Sean:There comes a time in every young lady’s life when she decides to combine her passion for interior design with her lifelong interest in artificial flowers, thereby creating a Little Floral Shop of Horrors right in her very own home! I have it on good authority that the water lilies by the door feed on human blood and that the villainous vines overtaking the room will doo-wop your cares away with the kind of sultry vocal stylings that would put finest celebrity Broadway ensemble to shame. Now. I like plants and flowers as much as the next gay. The fake peonies and forsythia are the boldest of bold wall bouquets that I’ve ever seen, and installing plastic planters on a feature wall six feet up from the floor? Shit girl! That’s the kind of genius that most would rightly confuse with bat-shit crazy. Still, despite all these pros, for some reason I find myself wishing this young lady’s shop was a little more Lady Gaga and a little less Lady of Shallot.
A final word of advice: do not stare to long at the shrunken devil head on the wall. It will steal your soul.

David: I’ve never understood why people continue to live with Christmas decorations and gewgaws on display throughout their home (and bathroom?), past, say, January 7. Isn’t the end of the first week in January supposed to represent the conclusion of Lent or the Advent or something like that — the day when the three wise men showed up with the incense? I dunno, I get confused.
Regardless, let’s just say, hypothetically, that this photo was shot in December. FAIL! There’s nothing more brain-scrambling than mixing holiday garland with ethnic arts and crafts. In Bali, where many of these items were purchased, it’s considered a foible worthy of punishment by tribal elders. So think twice people! And consider: If this is what this gentleman’s bathroom looked like during Christmas, we can only image how the rest of the home was decked out. Perhaps he’s neighbors with this fellow — where the garland just wouldn’t stop? Poor dears.
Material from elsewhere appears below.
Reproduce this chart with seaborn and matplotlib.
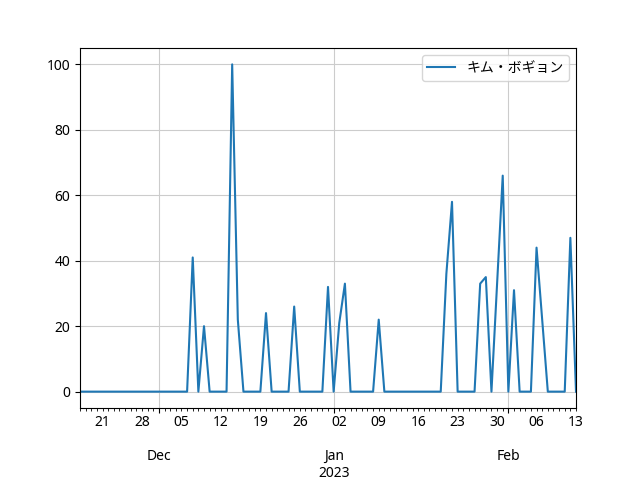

Shawn: My penchant for woodsy interiors is a motif in my Digs forays. White walls are for mental institutions, rehab facilities, and apartments destined to be surrounded by crime scene tape. It’s the details here rather than the backdrop that falter, though. The leather mini sofa looks stranded and out-of-place, better suited for an office than this attic-ish setting, and the white fan comes off as blandly indistinct. The ladder looks to be wrought iron, so I’m wanting more of a satin black with brushed nickel model to gel with it. I’m loving the tiered layerdness of it all, but the floorbound paperwork, the big stack of pillows — somehow managing at once to be too haphazard yet curiously rigid — gives off a compulsive hoarder vibe.